Une semaine après l’avoir administré à 39 élèves d’une classe, il leur a proposé une courte analyse de leur personnalité et leur a demandé d’en évaluer l’exactitude sur une échelle de 0 (nulle) à 5 (totale). Bien sûr, le portrait était le même pour tous ! Pourtant chacun s’y est reconnu fortement : on retrouve une moyenne de 4,2 au total sur les 39 élèves. Ce qui est fascinant, c’est que jamais en pareil cas il ne vient à l’esprit des sujets, ne serait-ce qu’une seconde – sauf si on le leur demande de façon expresse –, que la description pourrait tout aussi bien convenir à leurs voisins.
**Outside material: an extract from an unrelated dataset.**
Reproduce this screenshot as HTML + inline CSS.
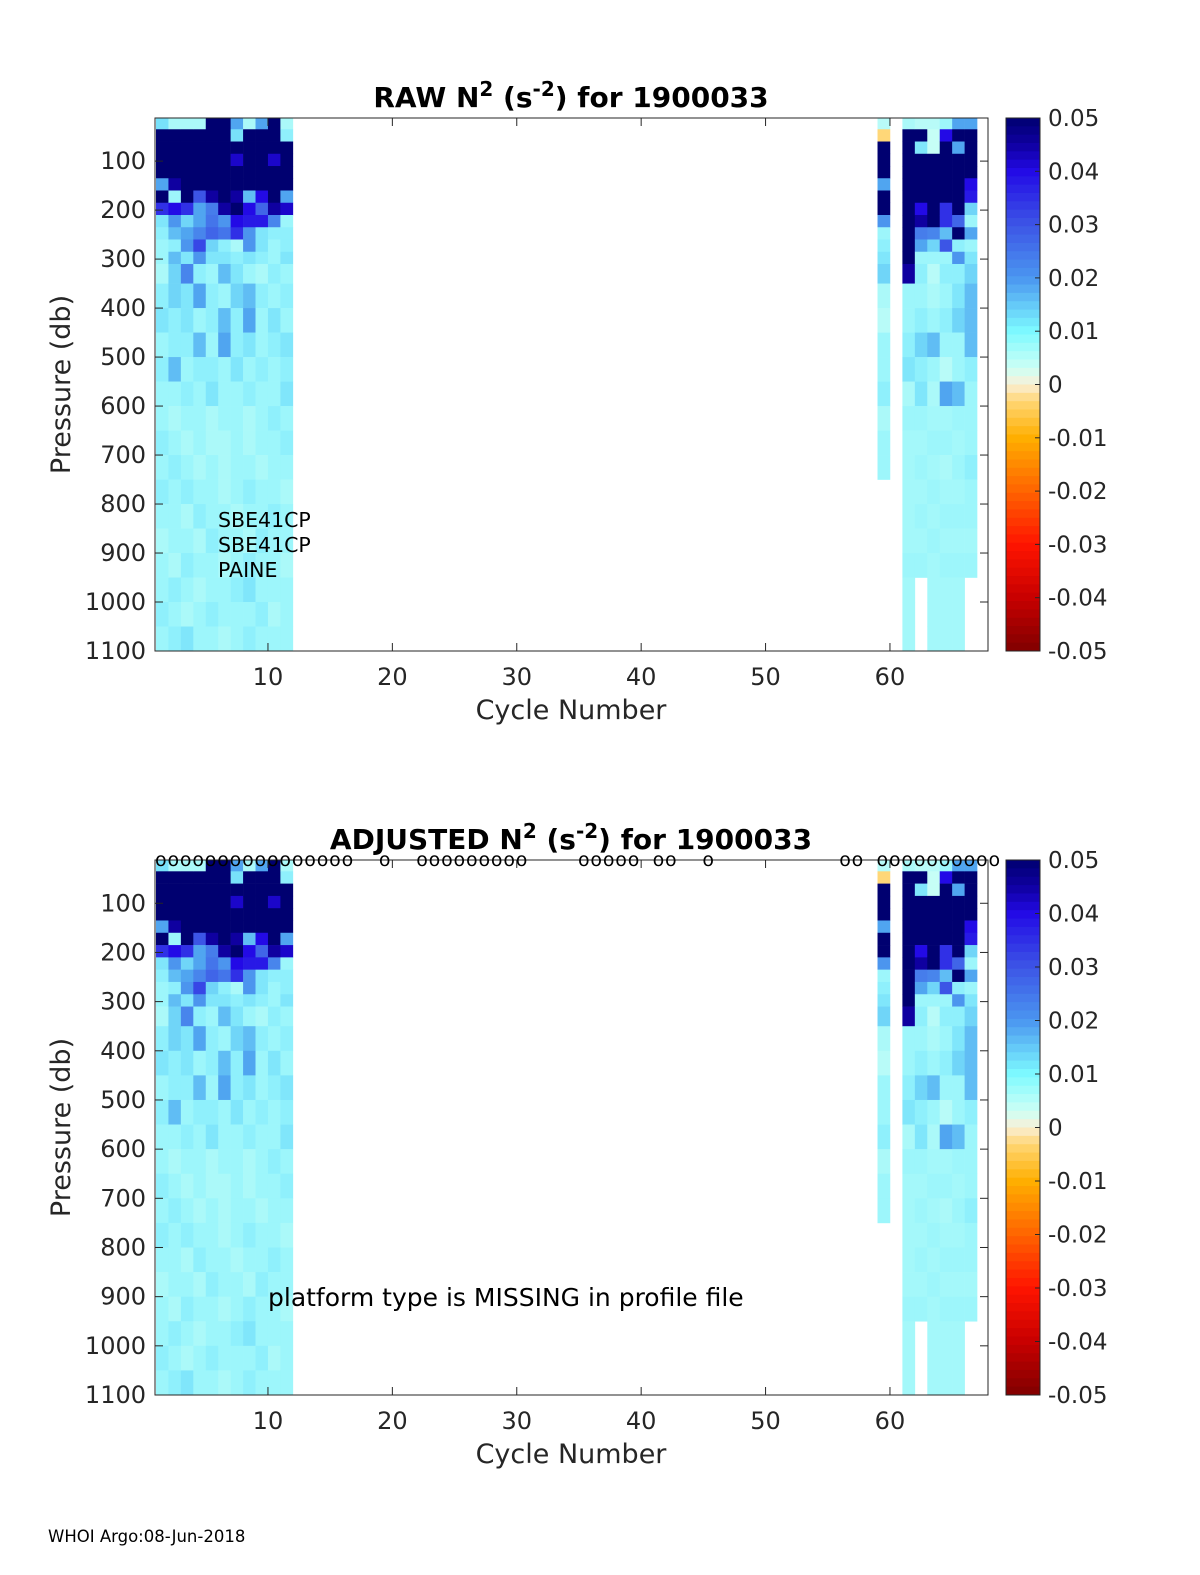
<!DOCTYPE html>
<html><head><meta charset="utf-8"><style>
body{margin:0;background:#fff;}
svg{display:block;font-family:"DejaVu Sans","Liberation Sans",sans-serif;}
</style></head><body>
<svg id="fig" width="1200" height="1575" viewBox="0 0 1200 1575"></svg>
<script>
// Data (N^2 in units of 1e-3 s^-2)
const cycles = [1,2,3,4,5,6,7,8,9,10,11,59,61,62,63,64,65,66];
const pressureEdges = [12,35,60,85,110,135,160,185,210,235,260,285,310,350,400,450,500,550,600,650,700,750,800,850,900,950,1000,1050,1100];
const N = null;
const col1 =[15,50,50,50,50,20,50,35,14,12,10,10,8,12,14,10,12,10,10,12,10,12,10,8,10,10,12,10];
const col2 =[8,50,50,50,50,45,10,40,22,18,12,18,16,16,12,12,18,10,8,10,12,10,10,10,8,12,10,12];
const col3 =[8,50,50,50,50,50,50,35,16,20,22,14,24,14,14,12,10,12,10,8,10,12,8,10,12,10,8,14];
const col4 =[8,50,50,50,50,50,30,20,20,24,32,22,12,20,10,18,12,10,10,10,8,10,12,8,10,8,10,10];
const col5 =[50,50,50,50,50,50,45,25,26,28,16,14,10,12,12,10,12,14,8,8,10,10,10,12,10,10,12,10];
const col6 =[50,50,50,50,50,50,50,45,22,26,12,14,18,10,18,20,10,10,10,8,8,8,10,10,8,10,10,8];
const col7 =[20,15,50,42,50,50,45,50,40,35,8,12,14,16,12,12,14,10,10,10,10,10,8,10,10,12,10,10];
const col8 =[8,50,50,50,50,50,18,40,38,22,22,14,10,18,20,14,10,12,8,8,10,12,10,8,12,14,10,12];
const col9 =[20,50,50,50,50,50,40,28,38,14,14,12,8,12,10,10,12,10,10,10,8,10,10,12,10,10,12,10];
const col10=[50,50,50,42,50,50,50,45,24,12,10,10,12,10,14,12,10,10,12,10,10,10,12,10,10,10,8,10];
const col11=[8,12,50,50,50,50,20,42,10,12,12,14,10,12,10,14,12,14,10,12,10,8,10,10,8,10,10,10];
const col59=[6,-3,50,50,50,20,50,50,22,10,12,14,16,8,6,10,10,12,8,10,10,N,N,N,N,N,N,N];
const col61=[8,50,50,50,50,50,50,50,50,50,50,50,45,10,10,12,14,8,10,9,9,9,9,9,10,9,9,9];
const col62=[6,50,14,50,50,50,50,40,45,25,20,10,12,10,12,16,12,14,10,9,10,9,10,9,10,N,N,N];
const col63=[6,4,4,50,50,50,50,50,50,24,16,10,6,8,10,18,10,8,9,10,9,10,9,10,9,9,9,9];
const col64=[10,40,50,50,50,50,50,35,35,18,30,10,12,10,12,10,6,20,9,10,8,9,10,9,10,9,9,9];
const col65=[20,50,20,50,50,50,50,50,28,50,12,22,12,14,16,10,10,18,10,9,10,9,10,9,10,9,9,9];
const col66=[20,50,50,50,50,40,38,16,10,20,10,14,16,18,18,18,12,10,10,10,12,10,10,9,10,N,N,N];
const columns = [col1,col2,col3,col4,col5,col6,col7,col8,col9,col10,col11,col59,col61,col62,col63,col64,col65,col66];
const markerCycles = [1,2,3,4,5,6,7,8,9,10,11,12,13,14,15,16,19,22,23,24,25,26,27,28,29,30,35,36,37,38,39,41,42,45,56,57,59,60,61,62,63,64,65,66,67,68];
const xTicks = [10,20,30,40,50,60];
const yTicks = [100,200,300,400,500,600,700,800,900,1000,1100];
const cbTicks = [0.05,0.04,0.03,0.02,0.01,0,-0.01,-0.02,-0.03,-0.04,-0.05];

const NS="http://www.w3.org/2000/svg";
const svg=document.getElementById('fig');
function mk(tag,attrs,parent){const e=document.createElementNS(NS,tag);for(const k in attrs)e.setAttribute(k,attrs[k]);(parent||svg).appendChild(e);return e;}

const stops=[[-50,[128,0,0]],[-40,[200,0,0]],[-30,[255,20,0]],[-20,[255,100,0]],[-10,[255,175,0]],[-3,[255,215,120]],[0,[250,240,215]],[3,[205,255,245]],[11,[150,245,252]],[15,[120,225,250]],[20,[80,165,240]],[30,[60,85,230]],[40,[35,10,230]],[45,[15,0,160]],[50,[0,0,112]]];
function color(v){v=Math.max(-50,Math.min(50,v));for(let i=0;i<stops.length-1;i++){const a=stops[i],b=stops[i+1];if(v<=b[0]){const t=(v-a[0])/(b[0]-a[0]);const c=a[1].map((q,j)=>Math.round(q+(b[1][j]-q)*t));return `rgb(${c})`;}}return 'rgb(0,0,112)';}
const cbStops=[[-50,[128,0,0]],[-40,[200,0,0]],[-30,[255,20,0]],[-20,[255,100,0]],[-10,[255,175,0]],[-3,[255,215,120]],[0,[250,240,215]],[3,[205,255,245]],[10,[125,250,255]],[20,[75,150,240]],[30,[60,85,230]],[40,[35,10,230]],[45,[15,0,160]],[50,[0,0,112]]];
function cbColor(v){for(let i=0;i<cbStops.length-1;i++){const a=cbStops[i],b=cbStops[i+1];if(v<=b[0]){const t=(v-a[0])/(b[0]-a[0]);const c=a[1].map((q,j)=>Math.round(q+(b[1][j]-q)*t));return `rgb(${c})`;}}return 'rgb(0,0,112)';}

const X0=155,X1=988;
const xs=c=>156+(c-1)*12.44;

function panel(top,bottom,title,pre){
  const g=mk('g',{});
  
  
  const ys=p=>top+(p-12)*(bottom-top)/1088;
  columns.forEach((col,ci)=>{
    const c=cycles[ci];
    col.forEach((v,ri)=>{
      if(v===null)return;
      const y0=ys(pressureEdges[ri]),y1=ys(pressureEdges[ri+1]);
      const r=mk('rect',{x:xs(c),y:y0,width:xs(c+1)-xs(c)+0.3,height:y1-y0+0.3,fill:color(v)},g);
      
      
    });
  });
  const fr=mk('rect',{x:X0,y:top,width:X1-X0,height:bottom-top,fill:'none',stroke:'#262626','stroke-width':1},g);
  
  
  xTicks.forEach(t=>{
    const x=xs(t);
    mk('line',{x1:x,x2:x,y1:bottom,y2:bottom-8,stroke:'#262626'},g);
    mk('line',{x1:x,x2:x,y1:top,y2:top+8,stroke:'#262626'},g);
    const tx=mk('text',{x:x,y:bottom+34,'font-size':24,'text-anchor':'middle',fill:'#262626'},g);
    tx.textContent=t;
    
    
  });
  yTicks.forEach(t=>{
    const y=ys(t);
    mk('line',{x1:X0,x2:X0+8,y1:y,y2:y,stroke:'#262626'},g);
    mk('line',{x1:X1,x2:X1-8,y1:y,y2:y,stroke:'#262626'},g);
    const tx=mk('text',{x:146,y:y+8,'font-size':24,'text-anchor':'end',fill:'#262626'},g);
    tx.textContent=t;
    
    
  });
  const xl=mk('text',{x:571,y:bottom+68,'font-size':27,'text-anchor':'middle',fill:'#262626'},g);
  xl.textContent='Cycle Number';
  
  
  const yl=mk('text',{x:0,y:0,'font-size':27,'text-anchor':'middle',fill:'#262626',transform:`translate(70,${(top+bottom)/2}) rotate(-90)`},g);
  yl.textContent='Pressure (db)';
  
  
  const tt=mk('text',{x:571,y:top-11,'font-size':28,'font-weight':'bold','text-anchor':'middle',fill:'#000'},g);
  tt.innerHTML=title;
  
  
  const cbT=top,cbB=bottom,cbX=1006,cbW=34;
  const nb=64;
  for(let i=0;i<nb;i++){
    const v=50-(i+0.5)*100/nb;
    mk('rect',{x:cbX,y:cbT+i*(cbB-cbT)/nb,width:cbW,height:(cbB-cbT)/nb+0.5,fill:cbColor(v)},g);
  }
  const cb=mk('rect',{x:cbX,y:cbT,width:cbW,height:cbB-cbT,fill:'none',stroke:'#262626'},g);
  
  
  cbTicks.forEach(t=>{
    const y=cbT+(0.05-t)/0.1*(cbB-cbT);
    mk('line',{x1:cbX+cbW,x2:cbX+cbW-5,y1:y,y2:y,stroke:'#262626'},g);
    const tx=mk('text',{x:1048,y:y+8,'font-size':23,fill:'#262626'},g);
    tx.textContent=t===0?'0':t.toFixed(2);
    
    
  });
  return g;
}

panel(118,651,'RAW N<tspan dy="-11" font-size="20">2</tspan><tspan dy="11"> (s</tspan><tspan dy="-11" font-size="20">-2</tspan><tspan dy="11">) for 1900033</tspan>','raw');
panel(860,1395,'ADJUSTED N<tspan dy="-11" font-size="20">2</tspan><tspan dy="11"> (s</tspan><tspan dy="-11" font-size="20">-2</tspan><tspan dy="11">) for 1900033</tspan>','adjusted');

['SBE41CP','SBE41CP','PAINE'].forEach((s,i)=>{
  const t=mk('text',{x:218,y:527+i*25,'font-size':20.5,fill:'#000'});
  t.textContent=s;
  
  
});
const nt=mk('text',{x:268,y:1306,'font-size':25,fill:'#000'});
nt.textContent='platform type is MISSING in profile file';



markerCycles.forEach(c=>{
  const t=mk('text',{x:xs(c)-1,y:866,'font-size':19,fill:'#000'});
  t.textContent='o';
  
  
});

const ft=mk('text',{x:48,y:1542,'font-size':16.5,fill:'#000'});
ft.textContent='WHOI Argo:08-Jun-2018';


</script>
</body></html>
L’impression immédiate de s’y reconnaître de façon singulière est extrêmement puissante.
D’autres études (D.H. Dickson et L.W. Kelly) ont montré que cet effet était augmenté notamment si :
- la persuasion du sujet que l’analyse s’appliquait à lui seul ;
- la reconnaissance par le sujet d’une autorité de l’évaluateur ;
- la présence dans l’analyse de traits majoritairement positifs.

Le fait d’avoir découvert et mit en lumière ce biais permet de prévenir contre ce phénomène et est un moyen de défense contre les pseudosciences, utilisés par la zététique – créé par Henri Broch, aussi appelé “l’art du doute”-. Les pseudosciences sont définies par un raisonnement qui prend l’apparence de la science sans en respecter le principe (aucune rigueur scientifique). Elles s’opposent à la science. Pour en savoir plus là-dessus, une page dédié sur ce phénomène est disponible sur le site.
“Quelque bien qu’on dise de nous, on ne nous apprend rien de nouveau”. Maxime de la Rochefoucauld.